Prof. Brooks Landon, U. Iowa, Ph.D. U. Texas at Austin. Building Great Sentences: How to Write the Kinds of Sentences You Love to Read (Great Courses) (2013). pp. 245-246.
And what Connors reports has a bit of the feel of a good news/bad news joke. The good news is that he cites a number of empirical studies that seem to validate the assumption that sentence-based writing pedagogies do indeed improve writing—and do so rather dramatically.
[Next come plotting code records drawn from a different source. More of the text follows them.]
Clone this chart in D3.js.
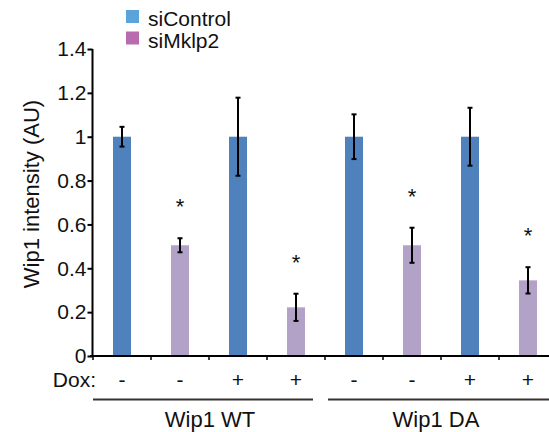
<!DOCTYPE html>
<html>
<head>
<meta charset="utf-8">
<script src="https://d3js.org/d3.v7.min.js"></script>
<style>
  body { margin: 0; background: #fff; }
  text { font-family: "Liberation Sans", Arial, sans-serif; fill: #111; }
</style>
</head>
<body>
<div id="chart"></div>
<script>
  // data
  var conditions = ["WT -", "WT si -", "WT +", "WT si +", "DA -", "DA si -", "DA +", "DA si +"];
  var series = ["siControl", "siMklp2", "siControl", "siMklp2", "siControl", "siMklp2", "siControl", "siMklp2"];
  var values = [1.0, 0.505, 1.0, 0.222, 1.0, 0.505, 1.0, 0.345];
  var errors = [0.045, 0.032, 0.178, 0.062, 0.102, 0.08, 0.132, 0.06];
  var significant = [false, true, false, true, false, true, false, true];
  var doxLabels = ["-", "-", "+", "+", "-", "-", "+", "+"];
  var groups = ["Wip1 WT", "Wip1 DA"];
  var yTicks = [0, 0.2, 0.4, 0.6, 0.8, 1.0, 1.2, 1.4];

  var width = 549, height = 432;
  var barColor = { siControl: "#4f81bd", siMklp2: "#b3a2c7" };
  var legendColor = { siControl: "#5ba3db", siMklp2: "#b86baf" };

  var svg = d3.select("#chart").append("svg")
              .attr("width", width)
              .attr("height", height);

  var x = d3.scaleBand()
            .domain(d3.range(values.length))
            .range([93, 557])
            .paddingInner(0.69)
            .paddingOuter(0.345);

  var y = d3.scaleLinear().domain([0, 1.4]).range([356, 49]);

  var cx = function(i){ return x(i) + x.bandwidth() / 2; };

  // bars
  svg.selectAll("rect.bar")
     .data(values)
     .enter()
     .append("rect")
     .attr("class", "bar")
     .attr("x", function(d, i){ return x(i); })
     .attr("width", x.bandwidth())
     .attr("y", function(d){ return y(d); })
     .attr("height", function(d){ return y(0) - y(d); })
     .attr("fill", function(d, i){ return barColor[series[i]]; });

  // error bars
  var eb = svg.append("g").attr("stroke", "#000").attr("stroke-width", 2);
  values.forEach(function(v, i){
    var top = y(v + errors[i]), bot = y(v - errors[i]);
    eb.append("line").attr("x1", cx(i)).attr("x2", cx(i)).attr("y1", top).attr("y2", bot);
    eb.append("line").attr("x1", cx(i) - 2.5).attr("x2", cx(i) + 2.5).attr("y1", top).attr("y2", top);
    eb.append("line").attr("x1", cx(i) - 2.5).attr("x2", cx(i) + 2.5).attr("y1", bot).attr("y2", bot);
  });

  // significance stars
  var starIdx = d3.range(values.length).filter(function(i){ return significant[i]; });
  svg.selectAll("text.star")
     .data(starIdx)
     .enter()
     .append("text")
     .attr("class", "star")
     .attr("x", function(i){ return cx(i); })
     .attr("y", function(i){ return y(values[i] + errors[i]) - 24; })
     .attr("text-anchor", "middle")
     .attr("font-size", 22)
     .text("*");

  // y axis
  var yAxis = d3.axisLeft(y)
                .tickValues(yTicks)
                .tickSize(5)
                .tickPadding(1)
                .tickFormat(function(d){ return String(+d.toFixed(1)); });
  var yg = svg.append("g").attr("transform", "translate(92.5,0)").call(yAxis);
  yg.select(".domain").attr("stroke-width", 2).attr("d", "M0,49V356");
  yg.selectAll(".tick line").attr("stroke-width", 2);
  yg.selectAll(".tick text").attr("font-size", 21).attr("font-family", "Liberation Sans, Arial, sans-serif").attr("fill", "#111");

  // x axis line with band boundary ticks
  svg.append("line")
     .attr("x1", 90).attr("x2", width)
     .attr("y1", 356).attr("y2", 356)
     .attr("stroke", "#000").attr("stroke-width", 2);
  svg.selectAll("line.xtick")
     .data(d3.range(values.length))
     .enter()
     .append("line")
     .attr("class", "xtick")
     .attr("x1", function(i){ return x(i) - x.step() * x.paddingInner() / 2; })
     .attr("x2", function(i){ return x(i) - x.step() * x.paddingInner() / 2; })
     .attr("y1", 356).attr("y2", 360)
     .attr("stroke", "#000").attr("stroke-width", 1.5);

  // Dox row
  svg.append("text")
     .attr("x", 96).attr("y", 387)
     .attr("text-anchor", "end")
     .attr("font-size", 21)
     .text("Dox:");
  svg.selectAll("text.dox")
     .data(doxLabels)
     .enter()
     .append("text")
     .attr("class", "dox")
     .attr("x", function(d, i){ return cx(i); })
     .attr("y", 387)
     .attr("text-anchor", "middle")
     .attr("font-size", 21)
     .text(function(d){ return d; });

  // group lines and labels
  var groupSpans = [[93, 313], [328, 557]];
  groupSpans.forEach(function(s){
    svg.append("line")
       .attr("x1", s[0]).attr("x2", s[1])
       .attr("y1", 399.5).attr("y2", 399.5)
       .attr("stroke", "#3a3030").attr("stroke-width", 2);
  });
  svg.selectAll("text.group")
     .data(groups)
     .enter()
     .append("text")
     .attr("class", "group")
     .attr("x", function(d, gi){ return (cx(gi * 4) + cx(gi * 4 + 3)) / 2 - (gi ? 5 : -1); })
     .attr("y", 427)
     .attr("text-anchor", "middle")
     .attr("font-size", 22)
     .text(function(d){ return d; });

  // y axis title
  svg.append("text")
     .attr("transform", "translate(39,194) rotate(-90)")
     .attr("text-anchor", "middle")
     .attr("font-size", 22)
     .text("Wip1 intensity (AU)");

  // legend
  var legendItems = ["siControl", "siMklp2"];
  var lg = svg.selectAll("g.legend")
              .data(legendItems)
              .enter()
              .append("g")
              .attr("class", "legend")
              .attr("transform", function(d, i){ return "translate(126," + (10 + i * 21.5) + ")"; });
  lg.append("rect")
    .attr("width", 13).attr("height", 13)
    .attr("fill", function(d){ return legendColor[d]; });
  lg.append("text")
    .attr("x", 22).attr("y", 16)
    .attr("font-size", 21)
    .text(function(d){ return d; });
</script>
</body>
</html>
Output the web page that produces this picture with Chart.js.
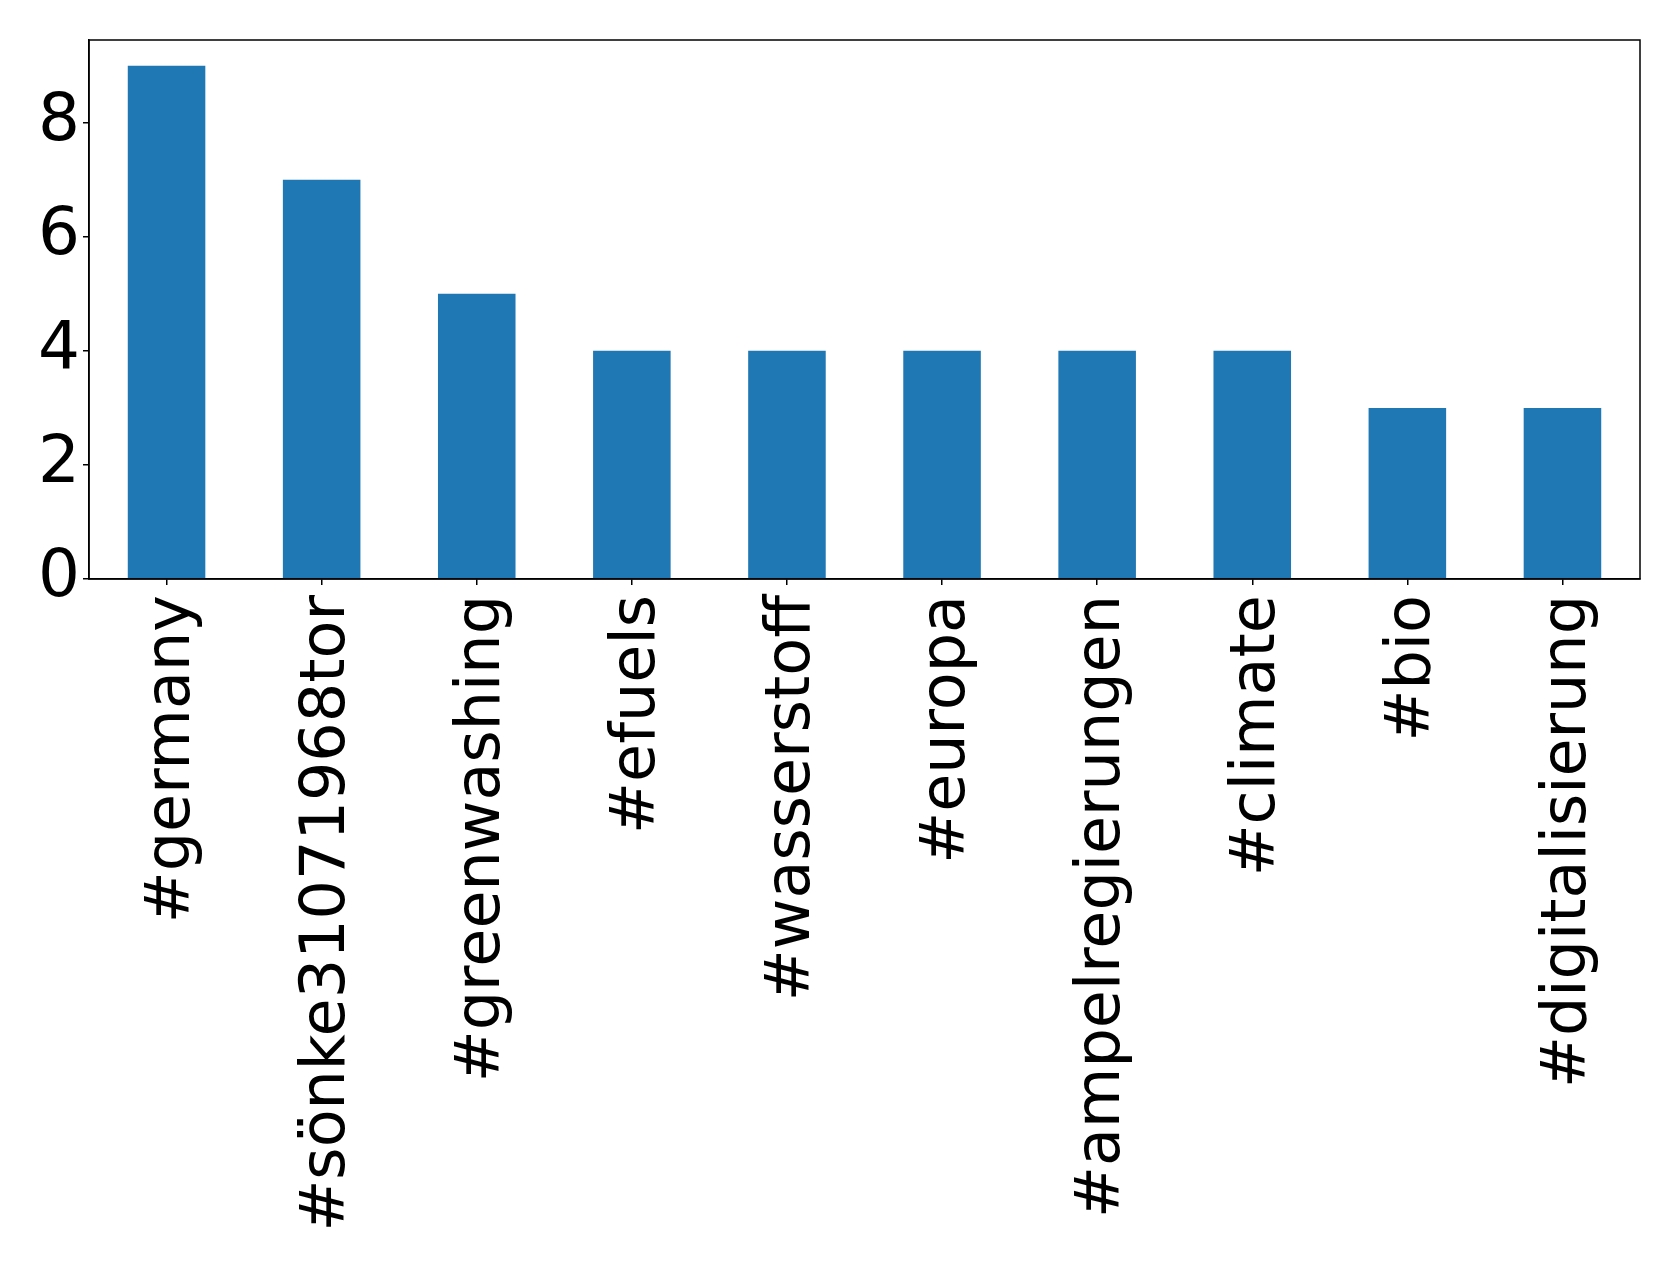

The bad news is that they have fallen out of fashion, precisely in part because of a larger suspicion in English studies of empirical studies as antihumanist and a suspicion that these teaching techniques stifle creativity, are not themselves located in larger theories of discourse, and might actually be demeaning to students, with exercises, far removed from actual writing situations, that boil down to “mere servile copying.” More bad news is that by the mid-1980s “[t]he result of all these lines of criticism of syntactic methods was that they were stopped almost dead in their tracks as a research program and ceased being a popular teaching project just a little later.” The good news, however, is that Connors concludes, “It really does seem that the current perception that somehow sentence rhetorics ‘don’t work’ exists as a massive piece of wish fulfillment.” As Connors explains (more good news!) in a sentence that is as carefully suspensive as his earlier sentence was balanced: “In other words, if people believe that research has shown that sentence rhetorics don’t work, their belief exists not because the record bears it out but because it is what people want to believe.”
I read Humanism vs. Anti-humanism?, anti-humanism??, The Rise of Antihumanism, but they're too complicated.